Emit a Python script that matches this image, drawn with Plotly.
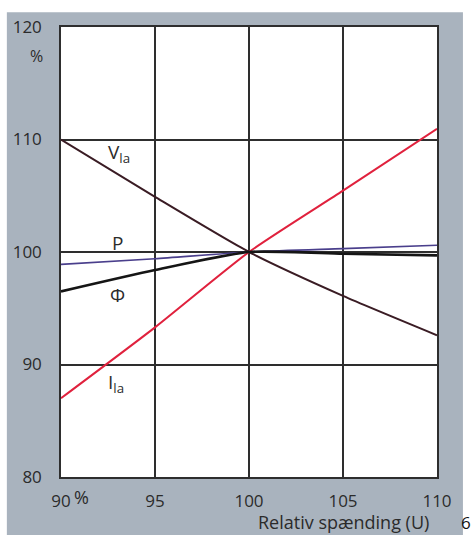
import plotly.graph_objects as go

# ── Data ──
u_pct   = [90, 95, 100, 105, 110]          # relative voltage, %
v_la    = [110.0, 104.9, 100.0, 96.1, 92.6]
i_la    = [87.0, 93.3, 100.0, 105.45, 110.95]
p_pct   = [98.9, 99.4, 100.0, 100.3, 100.6]
phi_pct = [96.5, 98.4, 100.0, 99.85, 99.7]

x_ticks = [90, 95, 100, 105, 110]
y_ticks = [80, 90, 100, 110, 120]

FONT = 'Open Sans'
TXT  = '#2b2b2b'
GRID = '#2e2e2e'
PANEL = '#a9b3be'

fig = go.Figure()

series = [
    (v_la,    '#3a1c24', 2.0),
    (i_la,    '#e0213d', 2.0),
    (p_pct,   '#4a3f8c', 1.6),
    (phi_pct, '#151515', 2.6),
]
for ys, color, width in series:
    fig.add_trace(go.Scatter(x=u_pct, y=ys, mode='lines',
        line=dict(color=color, width=width, shape='spline', smoothing=0.6),
        showlegend=False, hoverinfo='skip'))

# ── curve labels ──
labels = [
    (93.1, 108.8, 'V<sub>la</sub>'),
    (93.0, 100.8, 'P'),
    (93.0, 96.2,  'Φ'),
    (92.9, 88.4,  'I<sub>la</sub>'),
]
for x, y, t in labels:
    fig.add_annotation(x=x, y=y, text=t, showarrow=False,
                       font=dict(family=FONT, size=19, color=TXT))

# ── white strips around the gray panel (paper bg is the panel colour) ──
for x0, x1, y0, y1 in [(-0.2, -0.144, -0.2, 1.2),
                       (1.069, 1.2, -0.2, 1.2),
                       (-0.2, 1.2, 1.033, 1.2)]:
    fig.add_shape(type='rect', xref='paper', yref='paper', layer='above',
                  x0=x0, x1=x1, y0=y0, y1=y1,
                  fillcolor='white', line_width=0)

# ── extra text ──
def note(x, y, text, size=16, anchor='center', color=TXT):
    fig.add_annotation(xref='paper', yref='paper', x=x, y=y, text=text,
                       showarrow=False, xanchor=anchor, yanchor='middle',
                       font=dict(family=FONT, size=size, color=color))

note(-0.064, 0.935, '%')
note(0.055, -0.045, '%', size=18)
note(0.983, -0.1, 'Relativ spænding (U)', size=18, anchor='right')
note(1.076, -0.1, '6', size=17, color='#111111')

fig.update_xaxes(range=[90, 110], tickvals=x_ticks, ticks='',
                 showgrid=True, gridcolor=GRID, gridwidth=1.5,
                 showline=True, linecolor=GRID, linewidth=1.5, mirror=True,
                 zeroline=False, ticklabelstandoff=8,
                 tickfont=dict(family=FONT, size=17, color=TXT))
fig.update_yaxes(range=[80, 120], tickvals=y_ticks, ticks='',
                 showgrid=True, gridcolor=GRID, gridwidth=1.5,
                 showline=True, linecolor=GRID, linewidth=1.5, mirror=True,
                 zeroline=False, ticklabelstandoff=14,
                 tickfont=dict(family=FONT, size=17, color=TXT))

fig.update_layout(width=472, height=535,
                  margin=dict(l=61, r=35, t=27, b=58),
                  paper_bgcolor=PANEL, plot_bgcolor='white',
                  showlegend=False)

fig.write_html('out.html', config={'displayModeBar': False},
               post_script="document.body.style.margin='0px';")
● ● ● ●
Goal: Reproduce all of the data exactly, omitting each picture it holds.

Reply to the exercise:
Emit a Python script that matches this image, drawn with Plotly.
import plotly.graph_objects as go

# ── Data ──
u_pct   = [90, 95, 100, 105, 110]          # relative voltage, %
v_la    = [110.0, 104.9, 100.0, 96.1, 92.6]
i_la    = [87.0, 93.3, 100.0, 105.45, 110.95]
p_pct   = [98.9, 99.4, 100.0, 100.3, 100.6]
phi_pct = [96.5, 98.4, 100.0, 99.85, 99.7]

x_ticks = [90, 95, 100, 105, 110]
y_ticks = [80, 90, 100, 110, 120]

FONT = 'Open Sans'
TXT  = '#2b2b2b'
GRID = '#2e2e2e'
PANEL = '#a9b3be'

fig = go.Figure()

series = [
    (v_la,    '#3a1c24', 2.0),
    (i_la,    '#e0213d', 2.0),
    (p_pct,   '#4a3f8c', 1.6),
    (phi_pct, '#151515', 2.6),
]
for ys, color, width in series:
    fig.add_trace(go.Scatter(x=u_pct, y=ys, mode='lines',
        line=dict(color=color, width=width, shape='spline', smoothing=0.6),
        showlegend=False, hoverinfo='skip'))

# ── curve labels ──
labels = [
    (93.1, 108.8, 'V<sub>la</sub>'),
    (93.0, 100.8, 'P'),
    (93.0, 96.2,  'Φ'),
    (92.9, 88.4,  'I<sub>la</sub>'),
]
for x, y, t in labels:
    fig.add_annotation(x=x, y=y, text=t, showarrow=False,
                       font=dict(family=FONT, size=19, color=TXT))

# ── white strips around the gray panel (paper bg is the panel colour) ──
for x0, x1, y0, y1 in [(-0.2, -0.144, -0.2, 1.2),
                       (1.069, 1.2, -0.2, 1.2),
                       (-0.2, 1.2, 1.033, 1.2)]:
    fig.add_shape(type='rect', xref='paper', yref='paper', layer='above',
                  x0=x0, x1=x1, y0=y0, y1=y1,
                  fillcolor='white', line_width=0)

# ── extra text ──
def note(x, y, text, size=16, anchor='center', color=TXT):
    fig.add_annotation(xref='paper', yref='paper', x=x, y=y, text=text,
                       showarrow=False, xanchor=anchor, yanchor='middle',
                       font=dict(family=FONT, size=size, color=color))

note(-0.064, 0.935, '%')
note(0.055, -0.045, '%', size=18)
note(0.983, -0.1, 'Relativ spænding (U)', size=18, anchor='right')
note(1.076, -0.1, '6', size=17, color='#111111')

fig.update_xaxes(range=[90, 110], tickvals=x_ticks, ticks='',
                 showgrid=True, gridcolor=GRID, gridwidth=1.5,
                 showline=True, linecolor=GRID, linewidth=1.5, mirror=True,
                 zeroline=False, ticklabelstandoff=8,
                 tickfont=dict(family=FONT, size=17, color=TXT))
fig.update_yaxes(range=[80, 120], tickvals=y_ticks, ticks='',
                 showgrid=True, gridcolor=GRID, gridwidth=1.5,
                 showline=True, linecolor=GRID, linewidth=1.5, mirror=True,
                 zeroline=False, ticklabelstandoff=14,
                 tickfont=dict(family=FONT, size=17, color=TXT))

fig.update_layout(width=472, height=535,
                  margin=dict(l=61, r=35, t=27, b=58),
                  paper_bgcolor=PANEL, plot_bgcolor='white',
                  showlegend=False)

fig.write_html('out.html', config={'displayModeBar': False},
               post_script="document.body.style.margin='0px';")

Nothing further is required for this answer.